• [TASK DESCRIPTION]:
Will you output all of the data below exactly, omitting the images?

++++++++++

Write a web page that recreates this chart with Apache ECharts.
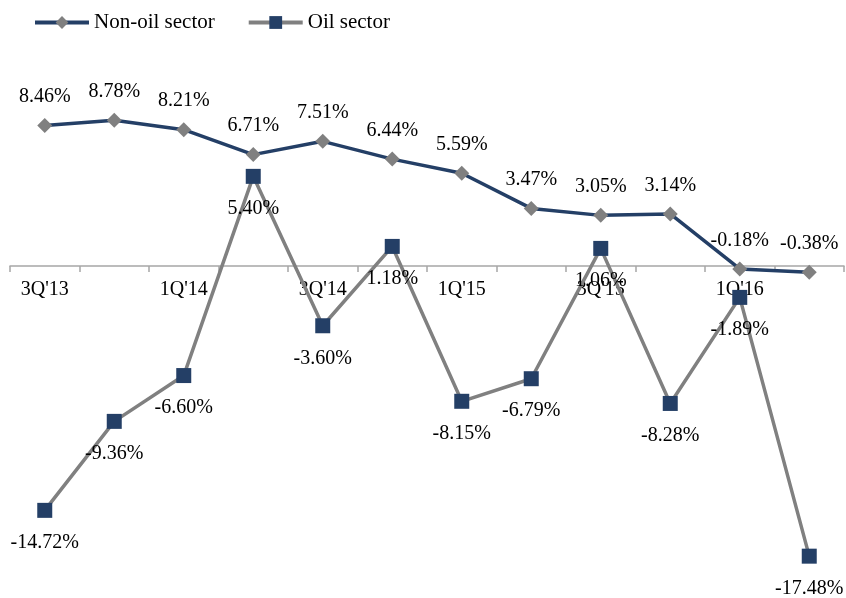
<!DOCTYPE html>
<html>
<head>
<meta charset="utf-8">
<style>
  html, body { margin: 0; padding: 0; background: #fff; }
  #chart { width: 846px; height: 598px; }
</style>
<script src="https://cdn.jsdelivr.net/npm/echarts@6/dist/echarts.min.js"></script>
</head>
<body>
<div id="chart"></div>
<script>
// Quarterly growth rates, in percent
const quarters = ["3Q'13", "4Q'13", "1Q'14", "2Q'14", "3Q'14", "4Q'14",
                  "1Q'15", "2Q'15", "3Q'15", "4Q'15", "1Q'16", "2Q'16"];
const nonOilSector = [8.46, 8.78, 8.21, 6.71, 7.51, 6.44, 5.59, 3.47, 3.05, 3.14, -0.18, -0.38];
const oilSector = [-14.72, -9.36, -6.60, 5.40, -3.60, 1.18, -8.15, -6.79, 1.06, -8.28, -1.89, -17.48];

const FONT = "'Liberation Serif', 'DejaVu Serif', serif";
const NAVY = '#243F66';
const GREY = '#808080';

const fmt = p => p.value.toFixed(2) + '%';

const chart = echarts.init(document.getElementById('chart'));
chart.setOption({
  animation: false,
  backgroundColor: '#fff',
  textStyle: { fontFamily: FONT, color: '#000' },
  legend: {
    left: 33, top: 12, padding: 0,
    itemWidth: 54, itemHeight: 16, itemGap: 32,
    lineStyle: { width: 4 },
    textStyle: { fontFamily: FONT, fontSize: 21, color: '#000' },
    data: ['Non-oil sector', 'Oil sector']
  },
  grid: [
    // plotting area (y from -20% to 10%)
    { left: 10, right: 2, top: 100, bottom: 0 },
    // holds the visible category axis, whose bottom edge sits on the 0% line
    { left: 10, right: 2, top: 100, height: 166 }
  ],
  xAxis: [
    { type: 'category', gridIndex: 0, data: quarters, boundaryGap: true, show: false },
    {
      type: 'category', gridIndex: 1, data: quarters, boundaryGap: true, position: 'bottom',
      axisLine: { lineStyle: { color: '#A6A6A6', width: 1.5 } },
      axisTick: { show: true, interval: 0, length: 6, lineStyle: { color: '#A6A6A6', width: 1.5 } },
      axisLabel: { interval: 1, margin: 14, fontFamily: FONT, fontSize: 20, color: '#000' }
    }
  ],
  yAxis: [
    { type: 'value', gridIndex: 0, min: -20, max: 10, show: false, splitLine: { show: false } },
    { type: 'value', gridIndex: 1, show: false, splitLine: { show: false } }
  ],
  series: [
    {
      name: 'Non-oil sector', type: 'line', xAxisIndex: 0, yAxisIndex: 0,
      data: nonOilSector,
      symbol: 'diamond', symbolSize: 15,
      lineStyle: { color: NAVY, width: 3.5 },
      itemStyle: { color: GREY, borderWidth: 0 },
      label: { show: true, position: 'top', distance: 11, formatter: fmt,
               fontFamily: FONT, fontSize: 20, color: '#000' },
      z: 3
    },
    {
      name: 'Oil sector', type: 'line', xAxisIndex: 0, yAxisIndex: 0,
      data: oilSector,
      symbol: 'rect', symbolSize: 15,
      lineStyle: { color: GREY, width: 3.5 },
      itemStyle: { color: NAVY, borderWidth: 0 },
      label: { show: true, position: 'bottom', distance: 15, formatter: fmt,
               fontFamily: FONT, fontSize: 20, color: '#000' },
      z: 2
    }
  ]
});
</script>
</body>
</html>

++++++++++

• [WRITTEN ANSWER]:
Write a web page that recreates this chart with Apache ECharts.
<!DOCTYPE html>
<html>
<head>
<meta charset="utf-8">
<style>
  html, body { margin: 0; padding: 0; background: #fff; }
  #chart { width: 846px; height: 598px; }
</style>
<script src="https://cdn.jsdelivr.net/npm/echarts@6/dist/echarts.min.js"></script>
</head>
<body>
<div id="chart"></div>
<script>
// Quarterly growth rates, in percent
const quarters = ["3Q'13", "4Q'13", "1Q'14", "2Q'14", "3Q'14", "4Q'14",
                  "1Q'15", "2Q'15", "3Q'15", "4Q'15", "1Q'16", "2Q'16"];
const nonOilSector = [8.46, 8.78, 8.21, 6.71, 7.51, 6.44, 5.59, 3.47, 3.05, 3.14, -0.18, -0.38];
const oilSector = [-14.72, -9.36, -6.60, 5.40, -3.60, 1.18, -8.15, -6.79, 1.06, -8.28, -1.89, -17.48];

const FONT = "'Liberation Serif', 'DejaVu Serif', serif";
const NAVY = '#243F66';
const GREY = '#808080';

const fmt = p => p.value.toFixed(2) + '%';

const chart = echarts.init(document.getElementById('chart'));
chart.setOption({
  animation: false,
  backgroundColor: '#fff',
  textStyle: { fontFamily: FONT, color: '#000' },
  legend: {
    left: 33, top: 12, padding: 0,
    itemWidth: 54, itemHeight: 16, itemGap: 32,
    lineStyle: { width: 4 },
    textStyle: { fontFamily: FONT, fontSize: 21, color: '#000' },
    data: ['Non-oil sector', 'Oil sector']
  },
  grid: [
    // plotting area (y from -20% to 10%)
    { left: 10, right: 2, top: 100, bottom: 0 },
    // holds the visible category axis, whose bottom edge sits on the 0% line
    { left: 10, right: 2, top: 100, height: 166 }
  ],
  xAxis: [
    { type: 'category', gridIndex: 0, data: quarters, boundaryGap: true, show: false },
    {
      type: 'category', gridIndex: 1, data: quarters, boundaryGap: true, position: 'bottom',
      axisLine: { lineStyle: { color: '#A6A6A6', width: 1.5 } },
      axisTick: { show: true, interval: 0, length: 6, lineStyle: { color: '#A6A6A6', width: 1.5 } },
      axisLabel: { interval: 1, margin: 14, fontFamily: FONT, fontSize: 20, color: '#000' }
    }
  ],
  yAxis: [
    { type: 'value', gridIndex: 0, min: -20, max: 10, show: false, splitLine: { show: false } },
    { type: 'value', gridIndex: 1, show: false, splitLine: { show: false } }
  ],
  series: [
    {
      name: 'Non-oil sector', type: 'line', xAxisIndex: 0, yAxisIndex: 0,
      data: nonOilSector,
      symbol: 'diamond', symbolSize: 15,
      lineStyle: { color: NAVY, width: 3.5 },
      itemStyle: { color: GREY, borderWidth: 0 },
      label: { show: true, position: 'top', distance: 11, formatter: fmt,
               fontFamily: FONT, fontSize: 20, color: '#000' },
      z: 3
    },
    {
      name: 'Oil sector', type: 'line', xAxisIndex: 0, yAxisIndex: 0,
      data: oilSector,
      symbol: 'rect', symbolSize: 15,
      lineStyle: { color: GREY, width: 3.5 },
      itemStyle: { color: NAVY, borderWidth: 0 },
      label: { show: true, position: 'bottom', distance: 15, formatter: fmt,
               fontFamily: FONT, fontSize: 20, color: '#000' },
      z: 2
    }
  ]
});
</script>
</body>
</html>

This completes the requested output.